Lobster fisherman Wallace Cartwright of Alder Point, Cape Breton County, claims he saw a "sea monster" recently and the Nova Scotia Museum of Natural History believes him.

"We had just hauled into the cove south of the light (house) in Point Aconi, in the direction of my traps," Mr. Cartwright said Tuesday.

"Then I thought I saw a big log in the water. I turned to my buddy and said, 'Geez, that would be a dandy thing to run into.' It was a pretty big stick.

"Then I saw a head on it, like a sea turtle, and it came about a foot up out of the water."

He said the creature's snake-like body was about eight metres long, smooth and brownish. When it saw the boat approaching, it quickly submerged, surfacing again two minutes later about 60 metres away.

At first Mr. Cartwright was wary of getting close to the creature.

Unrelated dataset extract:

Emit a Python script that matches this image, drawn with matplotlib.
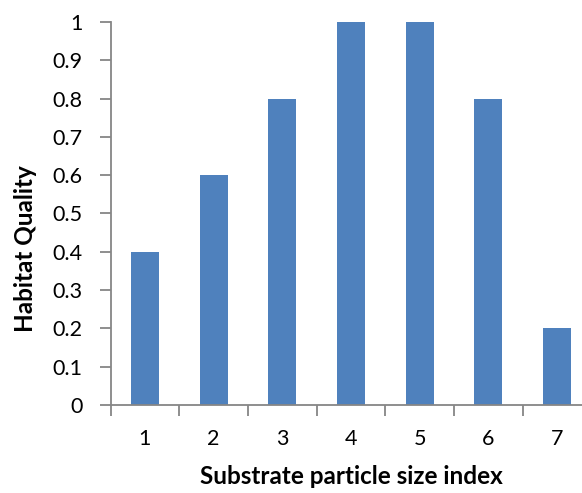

"God knows, that thing might have been able to jump out of the water, and I'm sure it could have swallowed you whole, I'm sure," he said.

Before resuming fishing, though, they followed the creature for about 45 minutes as it submerged and surfaced five or six times, headed for deeper water.

"I've been a lobster fisherman for 30 years, and I know what a bunch of seals or eels on the surface look like. This was one distinct animal," said Mr. Cartwright. "One I've never seen before."

The curator of zoology at the Museum of Natural History in Halifax thinks Mr. Cartwright's sea serpent was actually an oarfish, which is found in cold, deep waters north of Great Britain.

"There aren't too many eight-metre-long fish in the world, it could only be one of a few known things. That's if it's a known species at all," said Andrew Hebda.

"We have some specimens here at the museum taken from waters off Labrador and the Scotian Shelf, and we have no idea what they are."

But he said from the description Mr. Cartwright gave him, the creature is probably an oarfish, or ribbonfish. It likely followed a cold ocean current to Cape Breton.

Few oarfish have ever been caught; most specimens seen are washed up on beaches. So encounters with live specimens are rare.

Oarfish are said to be the longest of all fish. Their ribbon-like bodies usually grow to eight metres, but specimens up to 17 metres long have been reported.

Mr. Cartwright's helper, who didn't want to be named, tells of a similar sighting near Alder Point some 60 years ago.

Mr. Hebda said there have been over 31 sightings of "sea monsters" in or off Nova Scotia over the last 140 years. Usually described as multi-humped serpents, most are basking sharks, he said.

"There have been reports from Lake Ainslie, and Aspy Bay. Cranberry Lake has some monsters in it too," he said. "There have also been recent sightings of oarfish-like creatures off Antigonish and P.E.I."